Fruit or vegetable, insect or bird, familiar or unfamiliar – humans are used to classify objects in the world around them and group them into categories that have been formed and shaped constantly through every day's experience. Categorization during visual perception is exceptionally fast. Within just a fraction of a second we effortlessly access object-based knowledge, in particular if sufficient sensory information is available and the respective category is distinctly characterized by object features.
The precise neural mechanisms behind this brain function are currently not well understood. Several theoretical models are available, but empirical data and detailed measurements of brain processes in humans are still rare. In the last years of research evidence has accumulated to regard the brain as a parallel system with highly specialized compartments, so that different processing stages take place at different brain sites. According to the prominent theory of neuronal synchronization, cooperation between different brain areas is realized through synchronization of their rhythmic activity (30-100 Hz) leading to emergence of short-lasting dynamic networks.
An international team of scientists that includes biologists, engineers, physicists and psychologists has now investigated this network in humans by measuring electrical brain currents (EEG) and by applying the most advanced analysis techniques currently available.
”Human knowledge is definitely not stored in one single brain area. Access to knowledge results from the cooperation of several brain areas that jointly build a dynamic brain network. In this study we were not only able to confirm that recognition of familiar and unfamiliar objects activates a set of distributed brain areas. Rather, importantly, for the first time we have measured in humans how brain areas communicate with each other by directed information transfer, depending whether object-specific knowledge was available or not,' tells co-author and initiator of the study, Thomas Gruber of the Department of Psychology of the University of Leipzig.
The participants in Gruber's study were asked to categorize objects that were subsequently presented on a screen either as familiar or unfamiliar during the registration of their brain waves (EEG). Unfamiliar objects represented complex visual patterns, physically resembling the familiar ones in every possible way, except for familiarity. Familiar objects represented objects of every day's life such as cup, dog or violin. Actually, in the experiment only the factor familiarity was manipulated. Both conditions just differed in the possibility of the subjects to access specific, object-related knowledge in the course of recognition.

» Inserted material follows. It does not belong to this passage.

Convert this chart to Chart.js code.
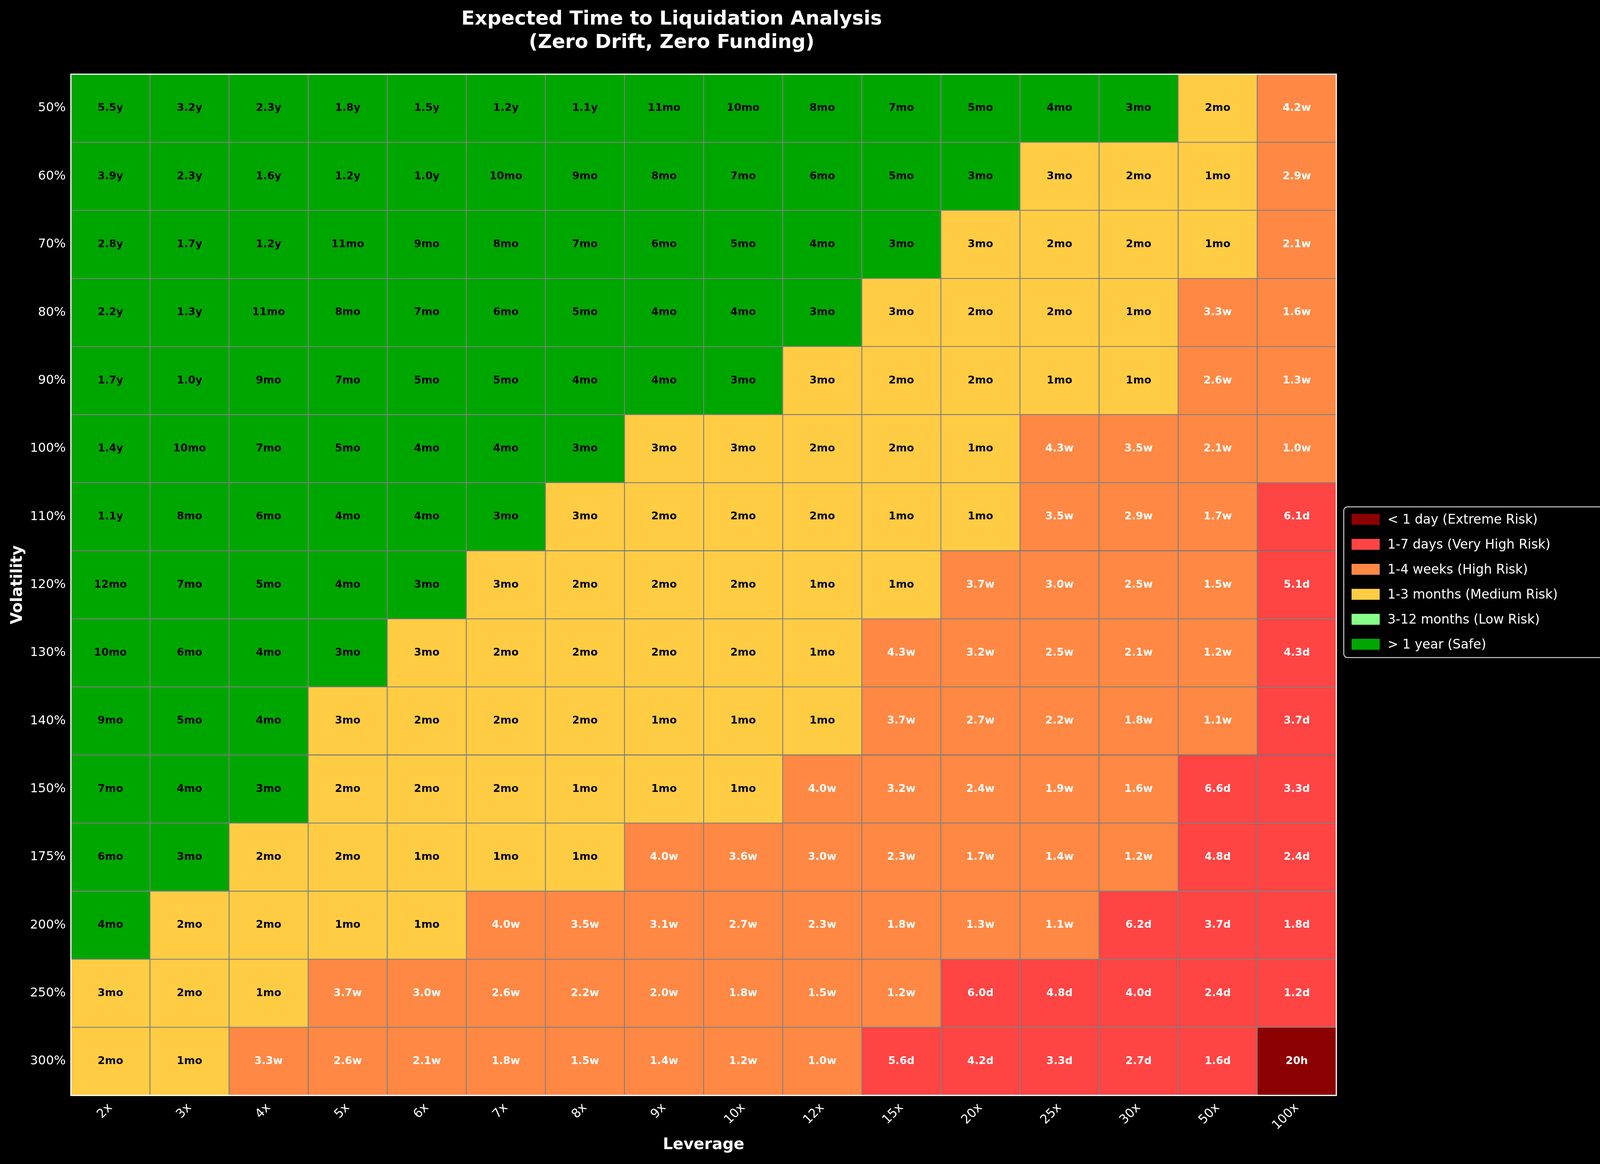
<!DOCTYPE html>
<html>
<head>
<meta charset="utf-8">
<script src="https://cdn.jsdelivr.net/npm/chart.js@4"></script>
<style>
  html, body { margin: 0; padding: 0; background: #000; }
  #wrap { width: 4171px; height: 2981px; }
</style>
</head>
<body>
<div id="wrap"><canvas id="c"></canvas></div>
<script>
// Leverage columns and volatility rows
const leverages = ['2x', '3x', '4x', '5x', '6x', '7x', '8x', '9x', '10x', '12x', '15x', '20x', '25x', '30x', '50x', '100x'];
const volatilities = ['50%', '60%', '70%', '80%', '90%', '100%', '110%', '120%', '130%', '140%', '150%', '175%', '200%', '250%', '300%'];

// Cell text, one row per volatility
const cellLabels = [
    ['5.5y', '3.2y', '2.3y', '1.8y', '1.5y', '1.2y', '1.1y', '11mo', '10mo', '8mo', '7mo', '5mo', '4mo', '3mo', '2mo', '4.2w'],
    ['3.9y', '2.3y', '1.6y', '1.2y', '1.0y', '10mo', '9mo', '8mo', '7mo', '6mo', '5mo', '3mo', '3mo', '2mo', '1mo', '2.9w'],
    ['2.8y', '1.7y', '1.2y', '11mo', '9mo', '8mo', '7mo', '6mo', '5mo', '4mo', '3mo', '3mo', '2mo', '2mo', '1mo', '2.1w'],
    ['2.2y', '1.3y', '11mo', '8mo', '7mo', '6mo', '5mo', '4mo', '4mo', '3mo', '3mo', '2mo', '2mo', '1mo', '3.3w', '1.6w'],
    ['1.7y', '1.0y', '9mo', '7mo', '5mo', '5mo', '4mo', '4mo', '3mo', '3mo', '2mo', '2mo', '1mo', '1mo', '2.6w', '1.3w'],
    ['1.4y', '10mo', '7mo', '5mo', '4mo', '4mo', '3mo', '3mo', '3mo', '2mo', '2mo', '1mo', '4.3w', '3.5w', '2.1w', '1.0w'],
    ['1.1y', '8mo', '6mo', '4mo', '4mo', '3mo', '3mo', '2mo', '2mo', '2mo', '1mo', '1mo', '3.5w', '2.9w', '1.7w', '6.1d'],
    ['12mo', '7mo', '5mo', '4mo', '3mo', '3mo', '2mo', '2mo', '2mo', '1mo', '1mo', '3.7w', '3.0w', '2.5w', '1.5w', '5.1d'],
    ['10mo', '6mo', '4mo', '3mo', '3mo', '2mo', '2mo', '2mo', '2mo', '1mo', '4.3w', '3.2w', '2.5w', '2.1w', '1.2w', '4.3d'],
    ['9mo', '5mo', '4mo', '3mo', '2mo', '2mo', '2mo', '1mo', '1mo', '1mo', '3.7w', '2.7w', '2.2w', '1.8w', '1.1w', '3.7d'],
    ['7mo', '4mo', '3mo', '2mo', '2mo', '2mo', '1mo', '1mo', '1mo', '4.0w', '3.2w', '2.4w', '1.9w', '1.6w', '6.6d', '3.3d'],
    ['6mo', '3mo', '2mo', '2mo', '1mo', '1mo', '1mo', '4.0w', '3.6w', '3.0w', '2.3w', '1.7w', '1.4w', '1.2w', '4.8d', '2.4d'],
    ['4mo', '2mo', '2mo', '1mo', '1mo', '4.0w', '3.5w', '3.1w', '2.7w', '2.3w', '1.8w', '1.3w', '1.1w', '6.2d', '3.7d', '1.8d'],
    ['3mo', '2mo', '1mo', '3.7w', '3.0w', '2.6w', '2.2w', '2.0w', '1.8w', '1.5w', '1.2w', '6.0d', '4.8d', '4.0d', '2.4d', '1.2d'],
    ['2mo', '1mo', '3.3w', '2.6w', '2.1w', '1.8w', '1.5w', '1.4w', '1.2w', '1.0w', '5.6d', '4.2d', '3.3d', '2.7d', '1.6d', '20h']
];

// Risk class per cell: D extreme, R very high, O high, Y medium, L low, G safe
const riskRows = [
    'GGGGGGGGGGGGGGYO',
    'GGGGGGGGGGGGYYYO',
    'GGGGGGGGGGGYYYYO',
    'GGGGGGGGGGYYYYOO',
    'GGGGGGGGGYYYYYOO',
    'GGGGGGGYYYYYOOOO',
    'GGGGGGYYYYYYOOOR',
    'GGGGGYYYYYYOOOOR',
    'GGGGYYYYYYOOOOOR',
    'GGGYYYYYYYOOOOOR',
    'GGGYYYYYYOOOOORR',
    'GGYYYYYOOOOOOORR',
    'GYYYYOOOOOOOORRR',
    'YYYOOOOOOOORRRRR',
    'YYOOOOOOOORRRRRD'
];

const riskKeys = ['D', 'R', 'O', 'Y', 'L', 'G'];
const riskNames = ['< 1 day (Extreme Risk)', '1-7 days (Very High Risk)', '1-4 weeks (High Risk)',
    '1-3 months (Medium Risk)', '3-12 months (Low Risk)', '> 1 year (Safe)'];
const riskColors = { D: '#8b0000', R: '#ff4444', O: '#ff8844', Y: '#ffcc44', L: '#88ff88', G: '#00a600' };
const darkText = { G: true, Y: true, L: true };

// One stacked dataset per leverage column, each cell has width 1
const datasets = leverages.map((lev, j) => ({
    label: lev,
    data: volatilities.map(() => 1),
    backgroundColor: volatilities.map((v, i) => riskColors[riskRows[i][j]]),
    borderColor: '#808080',
    borderWidth: 1.5,
    borderSkipped: false,
    categoryPercentage: 1,
    barPercentage: 1
}));

const cellTextPlugin = {
    id: 'cellText',
    afterDatasetsDraw: (chart) => {
        const {ctx} = chart;
        ctx.save();
        ctx.font = 'bold 27px "DejaVu Sans"';
        ctx.textAlign = 'center';
        ctx.textBaseline = 'middle';
        chart.data.datasets.forEach((ds, j) => {
            const meta = chart.getDatasetMeta(j);
            meta.data.forEach((el, i) => {
                const cx = (el.x + el.base) / 2;
                ctx.fillStyle = darkText[riskRows[i][j]] ? '#000' : '#fff';
                ctx.fillText(cellLabels[i][j], cx, el.y);
            });
        });
        // white frame around plot
        const a = chart.chartArea;
        ctx.strokeStyle = '#fff';
        ctx.lineWidth = 3;
        ctx.strokeRect(a.left, a.top, a.right - a.left, a.bottom - a.top);
        ctx.restore();
    }
};

const legendPlugin = {
    id: 'sideLegend',
    afterDraw: (chart) => {
        const {ctx} = chart;
        const x0 = 3440, y0 = 1298, w = 702, h = 386;
        ctx.save();
        ctx.fillStyle = '#000';
        ctx.strokeStyle = '#cccccc';
        ctx.lineWidth = 2.5;
        ctx.beginPath();
        ctx.roundRect(x0, y0, w, h, 10);
        ctx.fill();
        ctx.stroke();
        ctx.font = '33px "DejaVu Sans"';
        ctx.textBaseline = 'middle';
        riskKeys.forEach((k, i) => {
            const y = y0 + 32 + i * 64;
            ctx.fillStyle = riskColors[k];
            ctx.fillRect(x0 + 20, y - 14, 72, 28);
            ctx.fillStyle = '#fff';
            ctx.fillText(riskNames[i], x0 + 112, y + 2);
        });
        ctx.restore();
    }
};

const bgPlugin = {
    id: 'bg',
    beforeDraw: (chart) => {
        const {ctx} = chart;
        ctx.save();
        ctx.fillStyle = '#000';
        ctx.fillRect(0, 0, chart.width, chart.height);
        ctx.restore();
    }
};

new Chart(document.getElementById('c'), {
    type: 'bar',
    data: { labels: volatilities, datasets: datasets },
    options: {
        indexAxis: 'y',
        responsive: true,
        maintainAspectRatio: false,
        animation: false,
        layout: { padding: { left: 18, right: 750, top: 20, bottom: 20 } },
        scales: {
            x: {
                type: 'linear',
                stacked: true,
                min: 0,
                max: leverages.length,
                afterBuildTicks: (axis) => {
                    axis.ticks = leverages.map((l, j) => ({ value: j + 0.5 }));
                },
                ticks: {
                    callback: (v) => leverages[Math.floor(v)],
                    color: '#fff',
                    font: { size: 32, family: 'DejaVu Sans' },
                    maxRotation: 45,
                    minRotation: 45,
                    autoSkip: false
                },
                grid: { display: false, drawTicks: true, tickLength: 10, color: '#fff' },
                border: { color: '#fff', width: 3 },
                title: {
                    display: true,
                    text: 'Leverage',
                    color: '#fff',
                    font: { size: 40, weight: 'bold', family: 'DejaVu Sans' }
                }
            },
            y: {
                stacked: true,
                ticks: {
                    color: '#fff',
                    font: { size: 32, family: 'DejaVu Sans' }
                },
                grid: { display: false, drawTicks: true, tickLength: 10, color: '#fff' },
                border: { color: '#fff', width: 3 },
                title: {
                    display: true,
                    text: 'Volatility',
                    color: '#fff',
                    font: { size: 40, weight: 'bold', family: 'DejaVu Sans' }
                }
            }
        },
        plugins: {
            legend: { display: false },
            tooltip: { enabled: false },
            title: {
                display: true,
                text: ['Expected Time to Liquidation Analysis', '(Zero Drift, Zero Funding)'],
                color: '#fff',
                font: { size: 50, weight: 'bold', family: 'DejaVu Sans' },
                padding: { top: 0, bottom: 50 }
            }
        }
    },
    plugins: [bgPlugin, cellTextPlugin, legendPlugin]
});
</script>
</body>
</html>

Based on previous studies the scientists expected to find not only a different level of brain activation in a set of distributed areas but also a different number of interactions between these areas.
“We expected that a larger number of brain interactions, a stronger degree of connectivity occurs, whenever a perceived object is familiar, that is whenever specific knowledge is available and can be used for processing. The contribution of our study is that by using a new method of signal analysis we succeeded in measuring the directionality of neuronal interactions. Cooperating brain areas forming a dynamic network are not just connected, but rather each area can be engaged either in receiving or sending signals or both. Until now this has been difficult to investigate, but our analysis suggests that most areas are involved in both during access to object-related knowledge,” states first author Gernot Supp with the Department of Neurophysiology, University Medical Center Hamburg-Eppendorf and the Max-Planck Institute of Human Cognitive and Brain Science, Leipzig, Germany.
“Traditional methods of analysis are insensitive to the true directionality of information flow. Here, for the first time, we investigated object recognition in humans by applying a new method, which in fact represents a measure of causality. With this measure, we were able to distinguish between feed-forward and feed-backward information flow and quantified the interaction between brain areas in greater detail”, reports Alois Schlögl, expert for biomedical signal processing at the University of Technology Graz, Austria and at the Fraunhofer Institute Berlin. He has made this new type of coupling analysis freely available for the scientific community in his open-source software-project BioSig (http://biosig.sf.net).
Together with the new method of directional coupling analysis these results may open a new perspective on brain processes. For the accurate execution of brain functions it might be crucial not only which brain areas are involved but, perhaps even more importantly, how they cooperate with each other. The investigation of this new dimension in brain research is just beginning.
The results are published in the August 1st issue of the online, open-access journal PloS ONE.